I wouldn’t be remiss if I didn’t comment on some naughty or mischievous moments from Tucker:
- First thing, he was a stubborn dog. Oh my, so stubborn at times! Whether he wanted to turn around on a walk or not turn around and keep going, we just had to make sure he didn’t start biting his leash, because he bit through it many times.
- Tucker ate poop. Yuck.
- The phrase, “Take it nice” was derived from Tucker’s chomp when handed a treat.
- I always wanted to trust Tucker off the leash. I could with his predecessor, Duke. But when I became too trusting, he’d see a deer and take off.
- Beaubi Marie (full nickname here) had anxiety. This translated into him mouthing my arms a lot. In return, I would have bruises all along my arms. They were love bites! And gosh did they hurt. But I never let it bother me. I loved him so.

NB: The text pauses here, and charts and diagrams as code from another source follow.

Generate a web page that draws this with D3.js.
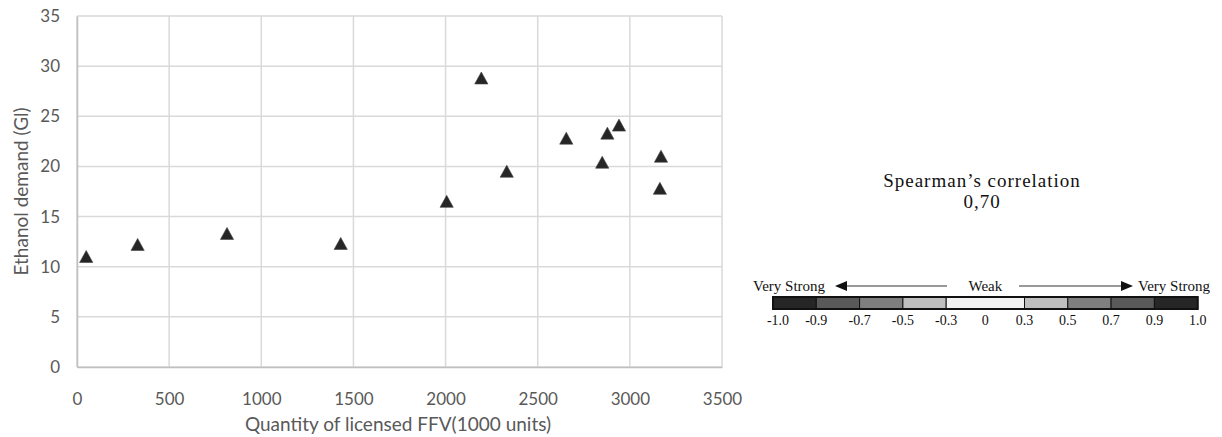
<!DOCTYPE html>
<html>
<head>
<meta charset="utf-8">
<script src="https://cdn.jsdelivr.net/npm/d3@7"></script>
<style>
  body { margin: 0; background: #fff; }
</style>
</head>
<body>
<div class="canvas"></div>
<script>
// data
const ffvQty = [50, 329, 814, 1431, 2006, 2194, 2332, 2655, 2850, 2878, 2941, 3163, 3169]
const ethanolDemand = [11.0, 12.2, 13.3, 12.3, 16.5, 28.8, 19.5, 22.8, 20.4, 23.3, 24.1, 17.8, 21.0]
const xTicks = [0, 500, 1000, 1500, 2000, 2500, 3000, 3500]
const yTicks = [0, 5, 10, 15, 20, 25, 30, 35]

const corrLabel = "Spearman\u2019s correlation"
const corrValue = "0,70"
const legendBounds = [-1.0, -0.9, -0.7, -0.5, -0.3, 0.3, 0.5, 0.7, 0.9, 1.0]
const legendBoundLabels = ["-1.0", "-0.9", "-0.7", "-0.5", "-0.3", "0.3", "0.5", "0.7", "0.9", "1.0"]
const legendColors = ["#262626", "#595959", "#7f7f7f", "#bfbfbf", "#f2f2f2", "#bfbfbf", "#7f7f7f", "#595959", "#262626"]

/**
 * Dimension setup
 */
const W = 1222, H = 437
const plot = { left: 77, right: 722, top: 16, bottom: 367 }

const svg = d3.select(".canvas")
  .append("svg")
  .attr("width", W)
  .attr("height", H)

const x = d3.scaleLinear().domain([0, 3500]).range([plot.left, plot.right])
const y = d3.scaleLinear().domain([0, 35]).range([plot.bottom, plot.top])

const axisFont = "Lato, 'Open Sans', sans-serif"
const serif = "'Liberation Serif', 'Times New Roman', serif"

// gridlines
svg.append("g").selectAll("line.v")
  .data(xTicks)
  .join("line")
  .attr("x1", d => x(d)).attr("x2", d => x(d))
  .attr("y1", plot.top).attr("y2", plot.bottom)
  .attr("stroke", "#d9d9d9").attr("stroke-width", 1.5)

svg.append("g").selectAll("line.h")
  .data(yTicks)
  .join("line")
  .attr("x1", plot.left).attr("x2", plot.right)
  .attr("y1", d => y(d)).attr("y2", d => y(d))
  .attr("stroke", "#d9d9d9").attr("stroke-width", 1.5)

// axes: only labels, the lines come from the grid
const xAxis = svg.append("g")
  .attr("transform", `translate(0,${plot.bottom})`)
  .call(d3.axisBottom(x).tickValues(xTicks).tickFormat(d3.format("d")).tickSize(0).tickPadding(26))
xAxis.select(".domain").attr("stroke", "#bfbfbf").attr("stroke-width", 1.5)

const yAxis = svg.append("g")
  .attr("transform", `translate(${plot.left},0)`)
  .call(d3.axisLeft(y).tickValues(yTicks).tickFormat(d3.format("d")).tickSize(0).tickPadding(17))
yAxis.select(".domain").attr("stroke", "#bfbfbf").attr("stroke-width", 1.5)

svg.selectAll(".tick text")
  .attr("font-family", axisFont)
  .attr("font-size", 17)
  .attr("fill", "#595959")

// axis titles
svg.append("text")
  .attr("x", 398)
  .attr("y", 431)
  .attr("text-anchor", "middle")
  .attr("font-family", axisFont)
  .attr("font-size", 19)
  .attr("fill", "#595959")
  .text("Quantity of licensed FFV(1000 units)")

svg.append("text")
  .attr("transform", `translate(28,${(plot.top + plot.bottom) / 2}) rotate(-90)`)
  .attr("text-anchor", "middle")
  .attr("font-family", axisFont)
  .attr("font-size", 19)
  .attr("fill", "#595959")
  .text("Ethanol demand (Gl)")

// triangle markers, centred on their bounding box like Excel does
const tri = "M0,-6.2L6.6,5.8L-6.6,5.8Z"
svg.append("g").selectAll("path")
  .data(ffvQty.map((v, i) => ({ x: v, y: ethanolDemand[i] })))
  .join("path")
  .attr("d", tri)
  .attr("transform", d => `translate(${x(d.x)},${y(d.y)})`)
  .attr("fill", "#262626")
  .attr("stroke", "#404040")
  .attr("stroke-width", 0.6)

/**
 * Correlation legend
 */
svg.append("text")
  .attr("x", 982).attr("y", 187)
  .attr("text-anchor", "middle")
  .attr("font-family", serif).attr("font-size", 19)
  .attr("letter-spacing", 1)
  .attr("fill", "#111")
  .text(corrLabel)

svg.append("text")
  .attr("x", 982).attr("y", 208)
  .attr("text-anchor", "middle")
  .attr("font-family", serif).attr("font-size", 19)
  .attr("letter-spacing", 1)
  .attr("fill", "#111")
  .text(corrValue)

// piecewise scale so the weak band is wider than the others
const segW = 43.3, midW = 78.3, barLeft = 773
const barStops = [0, 1, 2, 3, 4, 4, 5, 6, 7, 8].map((k, i) => barLeft + k * segW + (i >= 5 ? midW : 0))
const lx = d3.scaleLinear().domain(legendBounds).range(barStops)
const barTop = 297, barH = 12

const segs = d3.pairs(legendBounds).map((p, i) => ({ a: p[0], b: p[1], color: legendColors[i] }))
svg.append("g").selectAll("rect")
  .data(segs)
  .join("rect")
  .attr("x", d => lx(d.a)).attr("y", barTop)
  .attr("width", d => lx(d.b) - lx(d.a)).attr("height", barH)
  .attr("fill", d => d.color)
  .attr("stroke", "#111").attr("stroke-width", 1)

svg.append("rect")
  .attr("x", lx(-1)).attr("y", barTop)
  .attr("width", lx(1) - lx(-1)).attr("height", barH)
  .attr("fill", "none")
  .attr("stroke", "#111").attr("stroke-width", 2)

// bound labels; "0" sits in the middle of the weak band
const labels = legendBoundLabels.map((t, i) => ({ t, v: legendBounds[i] }))
labels.splice(5, 0, { t: "0", v: 0 })
svg.append("g").selectAll("text")
  .data(labels)
  .join("text")
  .attr("x", d => d.v === -1 ? lx(d.v) + 5 : lx(d.v))
  .attr("y", 325)
  .attr("text-anchor", "middle")
  .attr("font-family", serif).attr("font-size", 14)
  .attr("fill", "#111")
  .text(d => d.t)

// strength arrows
const arrowY = 286
svg.append("text")
  .attr("x", 753).attr("y", arrowY + 5)
  .attr("font-family", serif).attr("font-size", 15).attr("fill", "#111")
  .text("Very Strong")
svg.append("text")
  .attr("x", 1138).attr("y", arrowY + 5)
  .attr("font-family", serif).attr("font-size", 15).attr("fill", "#111")
  .text("Very Strong")
svg.append("text")
  .attr("x", lx(0)).attr("y", arrowY + 5)
  .attr("text-anchor", "middle")
  .attr("font-family", serif).attr("font-size", 15).attr("fill", "#111")
  .text("Weak")

svg.append("line")
  .attr("x1", 947).attr("x2", 845).attr("y1", arrowY).attr("y2", arrowY)
  .attr("stroke", "#333").attr("stroke-width", 1)
svg.append("path")
  .attr("d", `M835,${arrowY}L847,${arrowY - 5}L847,${arrowY + 5}Z`)
  .attr("fill", "#111")

svg.append("line")
  .attr("x1", 1019).attr("x2", 1122).attr("y1", arrowY).attr("y2", arrowY)
  .attr("stroke", "#333").attr("stroke-width", 1)
svg.append("path")
  .attr("d", `M1133,${arrowY}L1121,${arrowY - 5}L1121,${arrowY + 5}Z`)
  .attr("fill", "#111")
</script>
</body>
</html>
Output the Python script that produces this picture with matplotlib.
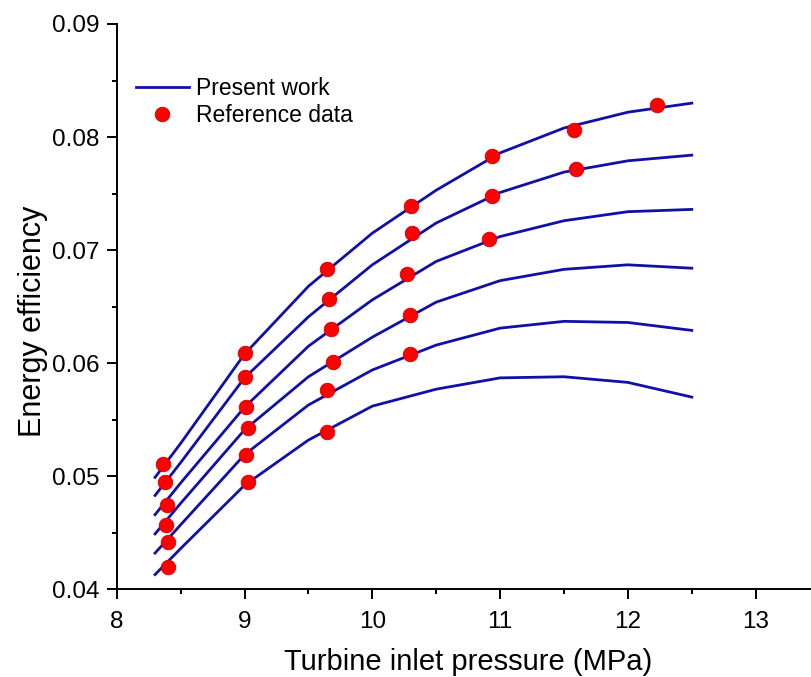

Through all this grieving I find myself at odds mentally, because I’m also grateful. I have a baby boy in my life (I’m a new mom) and that gives me a lot of gratitude. One story has stopped, but another one started just early enough for me to love hard on something else. Tucker was my first baby boy (in dog form). Having a (human) son is so wonderful for me during this time. And if 2020 isn’t already the year of unpredictable global events, having a baby is a blessing in life that I’m not taking for granted.